O Afeganistão prometeu iniciar uma investigação minuciosa depois das críticas da comunidade internacional em função das revelações sobre casos de abusos sexuais da polícia contra menores de idade.
De acordo com a AFP, os talibãs usam os menores submetidos à prática tradicional do "bacha bazi" ("brincar com meninos" em dari, uma das duas línguas oficiais afegãs) pelos policiais para atacar a própria polícia.
Este tipo de ataque matou centenas de policiais nos últimos dois anos na província central de Uruzgan, onde a prática continua muito presente.
"O presidente Ashraf Ghani ordenou uma investigação minuciosa com base nestas informações", anunciou o palácio presidencial em um comunicado.
"Quem for considerado culpado será perseguido e punido, independente da patente, de acordo com o direito afegão e nossos compromissos internacionais", completa o texto.
A prática do "bacha bazi", que consiste em utilizar jovens pré-púberes como companhia sexual, para transportar armas ou servir chá, ainda é muito presente em algumas regiões do Afeganistão.
Suboficiais de polícia, juízes, funcionários do governo e sobreviventes revelaram à AFP como os talibãs recrutam os "bacha bazi" para atacar aqueles policiais que os violentaram, expondo assim os meninos aos abusos dos dois lados do conflito afegão.
A presidência destacou que "não há espaço" na sociedade afegã para estes agressores e que está disposta a tudo, "independente do preço", para que sejam punidos.
O anúncio foi feito depois de uma série de condenações internacionais em resposta a uma reportagem da AFP.

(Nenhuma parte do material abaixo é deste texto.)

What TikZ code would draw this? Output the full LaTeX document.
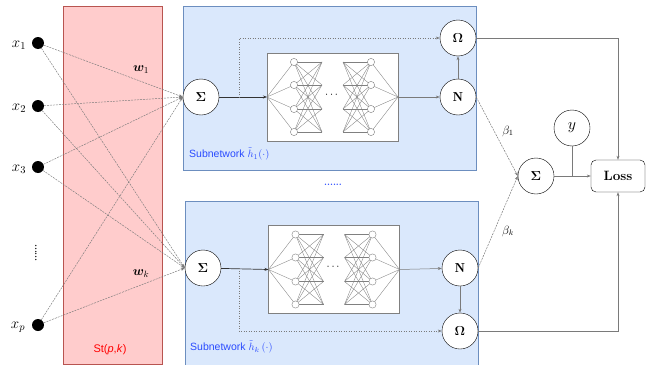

"Condenamos com veemência os espantosos abusos como os que são descritos na matéria", afirmou a embaixada dos Estados Unidos em Cabul.
"Estamos pressionando o governo afegão para proteger e a apoiar as vítimas e suas famílias. Pedimos à justiça que faça com que os culpados prestem contas", completou a representação diplomática.
Duncan Hunter, representante republicano no Congresso americano, pediu na semana passada "tolerância zero" e "medidas imediatas para impedir as violações de meninos na presença das forças americanas", ainda presentes no Afeganistão com quase 10 mil homens para apoiar e treinar as forças afegãs.
A Missão de Assistência das Nações Unidas no Afeganistão (Unama) afirmou que o "bacha bazi" é motivo de "grave preocupação" para a comunidade internacional.
"A Unama continua recebendo informações dispersas sobre o bacha bazi, inclusive dentro das forças de segurança afegãs, e vai cobrar do governo que todas as formas de abuso e de exploração dos meninos sejam punidas e prevenidas", afirmou à AFP Mark Bowden, representante especial adjunto da ONU no Afeganistão.
O anúncio do governo, que não divulgou um calendário preciso para as investigações, acontece a duas semanas das conferências para a renovação do compromisso internacional com o Afeganistão, no início de julho em Varsóvia e em setembro em Bruxelas.
Cabul tem uma grande dependência do apoio militar e financeiro internacional para a formação e manutenção das forças de segurança.
A falta de reação ao "bacha bazi" poderia colocar em perigo o apoio, afirmou Michael Kugleman, analista no Woodrow Wilson Center de Washington.
"Nenhum doador poderia justificar conscientemente financiar uma polícia associada a esta prática".
O ministério afegão do Interior reconhece que o "bacha bazi" é um grave crime e anunciou seu compromisso para reformar as instituições. Mas o país ainda não adotou uma legislação para punir a prática, nem anunciou qualquer iniciativa para ajudar as vítimas.